Moscou a déclaré que ses forces ont abattu les drones, mais Mitrokhin a déclaré que l’attaque était « apparemment réussie ».
Des attaques supplémentaires de drones et de missiles ont détruit ou endommagé les infrastructures énergétiques de la Russie ces derniers mois.
Depuis janvier, l’Ukraine a frappé au moins neuf raffineries de pétrole dans l’ouest de la Russie – ainsi que des dépôts, terminaux et installations de stockage – réduisant la capacité de traitement de pétrole de Moscou de 7 pour cent, selon un calcul de l’agence Reuters.
Le 13 mars, l’une des attaques a mis le feu à une raffinerie dans la ville occidentale de Ryazan, entraînant la fermeture de deux unités de raffinage.

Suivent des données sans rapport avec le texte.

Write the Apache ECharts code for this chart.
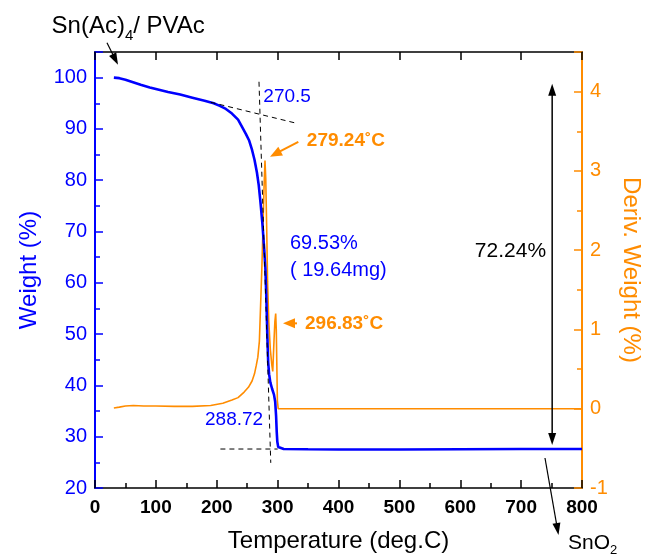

La gigantesque raffinerie produit près de 6 pour cent du pétrole brut raffiné de la Russie.
Un jour plus tôt, une autre attaque ukrainienne a réduit de moitié la capacité d’une autre raffinerie près de la ville de Nijni Novgorod, située à plus de 1 000 km à l’est de la frontière ukrainienne.

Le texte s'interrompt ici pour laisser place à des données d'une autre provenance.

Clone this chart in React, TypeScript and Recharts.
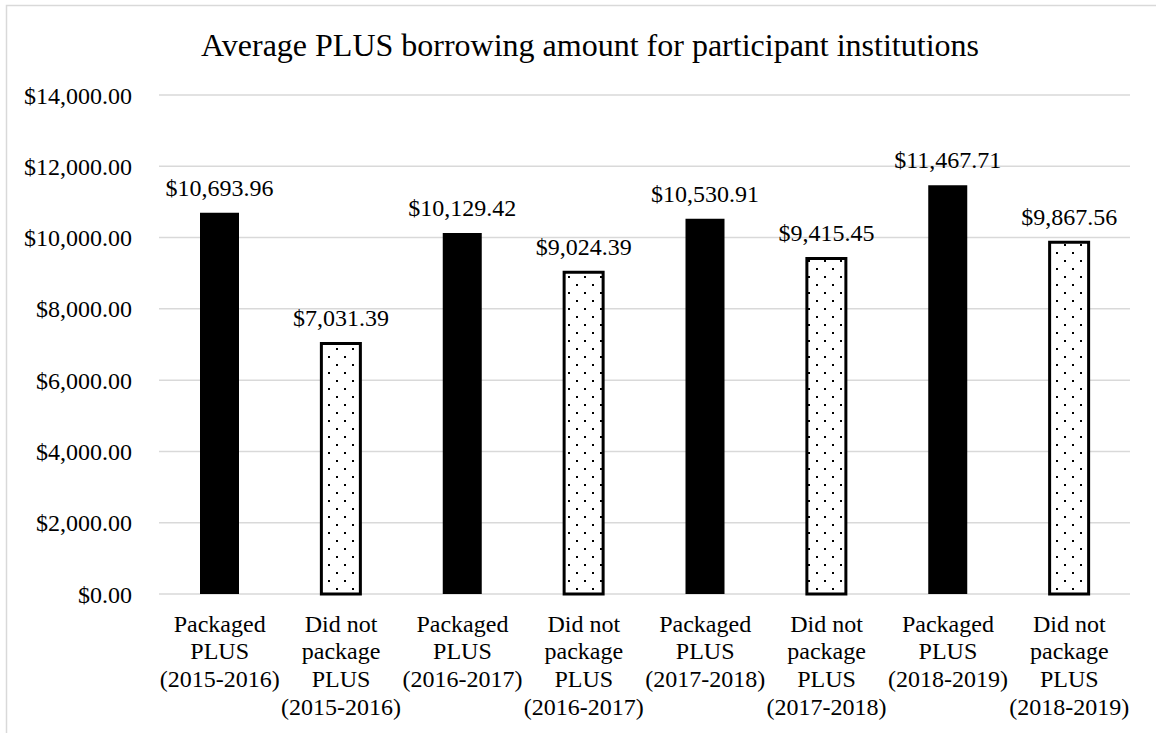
import { BarChart, Bar, XAxis, YAxis, CartesianGrid, LabelList, Cell } from 'recharts';

const FONT = "'Liberation Serif', 'Times New Roman', serif";

const categories = [
  'Packaged\nPLUS\n(2015-2016)',
  'Did not\npackage\nPLUS\n(2015-2016)',
  'Packaged\nPLUS\n(2016-2017)',
  'Did not\npackage\nPLUS\n(2016-2017)',
  'Packaged\nPLUS\n(2017-2018)',
  'Did not\npackage\nPLUS\n(2017-2018)',
  'Packaged\nPLUS\n(2018-2019)',
  'Did not\npackage\nPLUS\n(2018-2019)',
];

const amounts = [10693.96, 7031.39, 10129.42, 9024.39, 10530.91, 9415.45, 11467.71, 9867.56];

const packagedFlags = [true, false, true, false, true, false, true, false];

const yTicks = [0, 2000, 4000, 6000, 8000, 10000, 12000, 14000];

const data = categories.map((label, i) => ({
  label,
  amount: amounts[i],
  packaged: packagedFlags[i],
}));

const money = (v: any) =>
  '$' + Number(v).toLocaleString('en-US', { minimumFractionDigits: 2, maximumFractionDigits: 2 });

const textStyle = { fontFamily: FONT, fontSize: 24, fill: '#000' };

// multi-line category label under each bar
const CategoryTick = ({ x, y, payload }: any) => {
  const lines = String(payload.value).split('\n');
  return (
    <text x={x} y={y} textAnchor="middle" style={textStyle}>
      {lines.map((line, i) => (
        <tspan key={i} x={x} y={y + 37.5 + i * 27.8}>
          {line}
        </tspan>
      ))}
    </text>
  );
};

export default function App() {
  return (
    <div
      style={{
        position: 'absolute',
        left: 0,
        top: 0,
        width: 1156,
        height: 733,
        background: '#fff',
        overflow: 'hidden',
        fontFamily: FONT,
      }}
    >
      <svg width={1156} height={733} style={{ position: 'absolute', left: 0, top: 0 }}>
        <rect x={6.5} y={5.5} width={1200} height={800} fill="none" stroke="#d9d9d9" strokeWidth={1.5} />
        <text x={590} y={56} textAnchor="middle" style={{ ...textStyle, fontSize: 32 }}>
          Average PLUS borrowing amount for participant institutions
        </text>
      </svg>
      <BarChart
        width={1156}
        height={733}
        data={data}
        margin={{ top: 95, right: 26, bottom: 0, left: 0 }}
        style={{ position: 'absolute', left: 0, top: 0, fontFamily: FONT }}
      >
        <defs>
          <pattern id="dots" patternUnits="userSpaceOnUse" width={16} height={16}>
            <rect width={16} height={16} fill="#fff" />
            <rect x={0} y={12} width={2} height={2} fill="#000" />
            <rect x={8} y={4} width={2} height={2} fill="#000" />
          </pattern>
        </defs>
        <CartesianGrid vertical={false} stroke="#d9d9d9" strokeWidth={1.5} />
        <XAxis
          dataKey="label"
          height={139}
          interval={0}
          axisLine={false}
          tickLine={false}
          tickSize={0}
          tickMargin={0}
          tick={(props: any) => <CategoryTick {...props} />}
        />
        <YAxis
          width={159}
          domain={[0, 14000]}
          ticks={yTicks}
          tickFormatter={money}
          axisLine={false}
          tickLine={false}
          tickSize={0}
          tickMargin={27}
          tick={{ style: textStyle, fontSize: 24, fill: '#000' }}
        />
        <Bar dataKey="amount" barSize={39} isAnimationActive={false}>
          {data.map((d, i) =>
            d.packaged ? (
              <Cell key={i} fill="#000" />
            ) : (
              <Cell key={i} fill="url(#dots)" stroke="#000" strokeWidth={3} />
            )
          )}
          <LabelList
            dataKey="amount"
            position="top"
            offset={17}
            formatter={money}
            fontSize={24}
            fill="#000"
            style={textStyle}
          />
        </Bar>
      </BarChart>
    </div>
  );
}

Les attaques ont porté un coup dur à la principale source de revenus d’exportation de Moscou qui finance la guerre en Ukraine malgré les sanctions paralysantes imposées par l’Occident.

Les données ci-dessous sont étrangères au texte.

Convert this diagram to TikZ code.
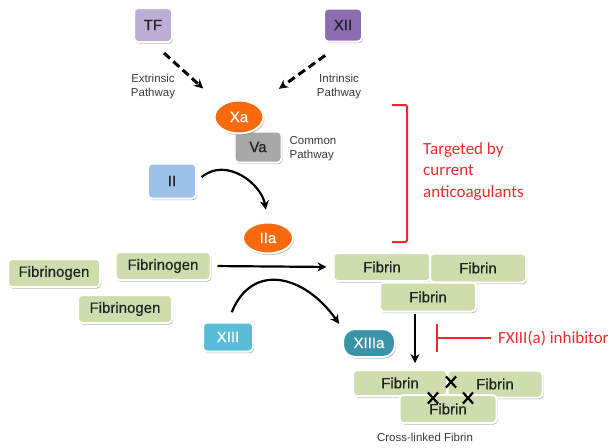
\documentclass[tikz,border=0pt]{standalone}
\usepackage{fontspec}
\setmainfont{Liberation Sans}
\newfontfamily\boxfont[FakeBold=0.5]{Liberation Sans}
\newfontfamily\calfont{Carlito}
\usetikzlibrary{arrows.meta,shapes.geometric,shapes.misc,shadows,calc,positioning}
\definecolor{tfC}{HTML}{BDAED6}
\definecolor{xiiC}{HTML}{8D6DB2}
\definecolor{orng}{HTML}{F96A0E}
\definecolor{vaC}{HTML}{A7A7A7}
\definecolor{iiC}{HTML}{9DC1E9}
\definecolor{fibC}{HTML}{CFDDAE}
\definecolor{xiiiC}{HTML}{58BDD6}
\definecolor{xiiiaC}{HTML}{3A93A8}
\definecolor{redC}{HTML}{EC2A2C}
\definecolor{ink}{HTML}{222222}
\definecolor{cap}{HTML}{3A3A3A}
\tikzset{
  % ---- factor boxes ----------------------------------------------
  fac/.style     = {rectangle, rounded corners=4pt, draw=white,
                    line width=2pt, inner sep=0pt, text=ink,
                    font=\boxfont\fontsize{15}{15}\selectfont,
                    drop shadow={shadow xshift=1pt, shadow yshift=-1.6pt,
                                 opacity=.5, fill=black!60}},
  oval/.style    = {fac, ellipse, fill=orng, text=white,
                    minimum width=49pt, minimum height=33pt},
  fibbox/.style  = {fac, fill=fibC, minimum width=95pt,
                    minimum height=28pt},
  % ---- captions --------------------------------------------------
  lbl/.style     = {font=\fontsize{11.5}{14}\selectfont, text=cap,
                    inner sep=0pt},
  redtxt/.style  = {font=\calfont\fontsize{17}{21.5}\selectfont,
                    text=redC, inner sep=0pt},
  % ---- connectors ------------------------------------------------
  arr/.style     = {draw=black, line width=2.2pt,
                    -{Stealth[length=9pt, width=9pt]}},
  dasharr/.style = {arr, line width=3pt, dash pattern=on 8pt off 4.5pt},
  xmark/.style   = {cross out, draw=black, line width=2.2pt,
                    minimum width=8pt, minimum height=9pt, inner sep=0pt},
}
\begin{document}
\begin{tikzpicture}[x=1pt, y=-1pt]
\useasboundingbox (0,0) rectangle (615,447);
% initiation
\node[fac, fill=tfC, minimum width=38pt, minimum height=34pt] (tf) at (153,25) {TF};
\node[fac, fill=xiiC, minimum width=38pt, minimum height=33pt] (xii) at (343,25) {XII};
\node[lbl, align=center] (extr) at (153,87) {Extrinsic\\Pathway};
\node[lbl, align=center] (intr) at (339,87) {Intrinsic\\Pathway};
\node[fac, fill=vaC, minimum width=47pt, minimum height=31pt] (va) at (258,147) {Va};
\node[oval] (xa) at (239,117) {Xa};
\node[lbl, align=left] (comm) at (313,149) {Common\\Pathway};
\draw[dasharr, shorten <=15pt, shorten >=24pt] (tf.south) -- (xa.north west);
\draw[dasharr, shorten <=22pt, shorten >=27pt] (xii.south) -- (xa.north east);
% thrombin
\node[fac, fill=iiC, minimum width=48pt, minimum height=35pt] (ii) at (172,181) {II};
\node[oval, minimum width=50pt, minimum height=31pt] (iia) at (268,238) {IIa};
\draw[arr, shorten <=6pt, shorten >=12pt] (ii.east) to[out=40, in=100, looseness=1.2] (iia.north);
% fibrinogen
\node[fibbox, minimum width=92pt] (fbg1) at (54,273) {Fibrinogen};
\node[fibbox] (fbg2) at (163,266) {Fibrinogen};
\node[fibbox, minimum width=94pt] (fbg3) at (125,309) {Fibrinogen};
\node[fibbox, minimum width=97pt] (fibL) at (382,267) {Fibrin};
\node[fibbox, minimum width=96pt, minimum height=29pt] (fibR) at (478,268) {Fibrin};
\node[fibbox, minimum width=96pt, minimum height=29pt] (fibB) at (428,297) {Fibrin};
\draw[arr, shorten <=6pt, shorten >=6pt] (fbg2.east) -- (fibL.west);
% factor XIII
\node[fac, fill=xiiiC, text=white, minimum width=50pt, minimum height=29pt] (xiii) at (228,337) {XIII};
\node[fac, fill=xiiiaC, text=white, rounded corners=12pt, minimum width=52pt, minimum height=28pt] (xiiia) at (369,343) {XIIIa};
\draw[arr, shorten <=10pt, shorten >=5pt] (xiii.north) to[out=68, in=125, looseness=1.45] (xiiia.north west);
% cross-linked fibrin
\node[fibbox, minimum width=94pt, minimum height=26pt] (clL) at (400,383) {Fibrin};
\node[fibbox, minimum width=95pt, minimum height=27pt] (clR) at (495,384) {Fibrin};
\node[fibbox, minimum width=97pt, minimum height=28pt] (clB) at (448,409) {Fibrin};
\node[xmark] (x1) at (451,382) {};
\node[xmark] (x2) at (433,398) {};
\node[xmark] (x3) at (468,398) {};
\node[lbl] (clcap) at (425,437) {Cross-linked Fibrin};
\draw[arr, shorten <=1pt, shorten >=6pt] ([xshift=-13pt]fibB.south) -- ([xshift=-13pt]fibB.south |- clL.north);
% inhibitor
\node[redtxt, anchor=west] (inh) at (498,338) {FXIII(a) inhibitor};
\coordinate (block) at (436,338);
\draw[redC, line width=1.5pt, -{Bar[width=28pt, line width=1.5pt]}, shorten <=7pt] (inh.west) -- (block);
% current anticoagulants
\draw[redC, line width=2pt, rounded corners=1.5pt] (392,105) -- (407,105) -- (407,242) -- (392,242);
\node[redtxt, anchor=north west, align=left] (curr) at (423,142) {Targeted by\\current\\anticoagulants};
\end{tikzpicture}
\end{document}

Washington a exhorté Kyiv à cesser les attaques contre les raffineries car elles pourraient intensifier le conflit, a rapporté le Financial Times vendredi.
Les doubles attaques des troupes de Moscou cette semaine pourraient également ouvrir la voie à une offensive terrestre russe cet été.
« Cela pourrait être interprété comme le prélude à une nouvelle opération qui va précéder l’offensive estivale de la Russie », a déclaré l’analyste basé à Kyiv Aleksey Kushch à Al Jazeera.
Un autre observateur a averti que la frappe la plus sérieuse et inquiétante vendredi était celle qui visait le barrage des deux centrales hydroélectriques jumelles de Dniprovska, les plus grandes d’Ukraine.
« Tôt ou tard, des frappes de ce type devaient avoir lieu », a déclaré l’analyste basé à Kyiv Ihar Tyshkevich à Al Jazeera.
Il a expliqué que la fonte des neiges et des glaces dans les cours d’eau de l’amont du fleuve Dnipro a déjà déclenché une crue printanière qui atteindra son niveau maximum dans un mois.
« Maintenant, imaginez si seulement un barrage est frappé », a-t-il ajouté.
Des missiles russes ont frappé la centrale en décembre 2022 et février 2023. L’attaque de vendredi a endommagé les deux centrales et déclenché un important incendie.
« Cependant, il n’y a pas de danger que le barrage soit détruit », a déclaré Ihor Sirota, responsable de l’agence Ukrhydroenergo, qui gère les centrales, à Radio Liberty.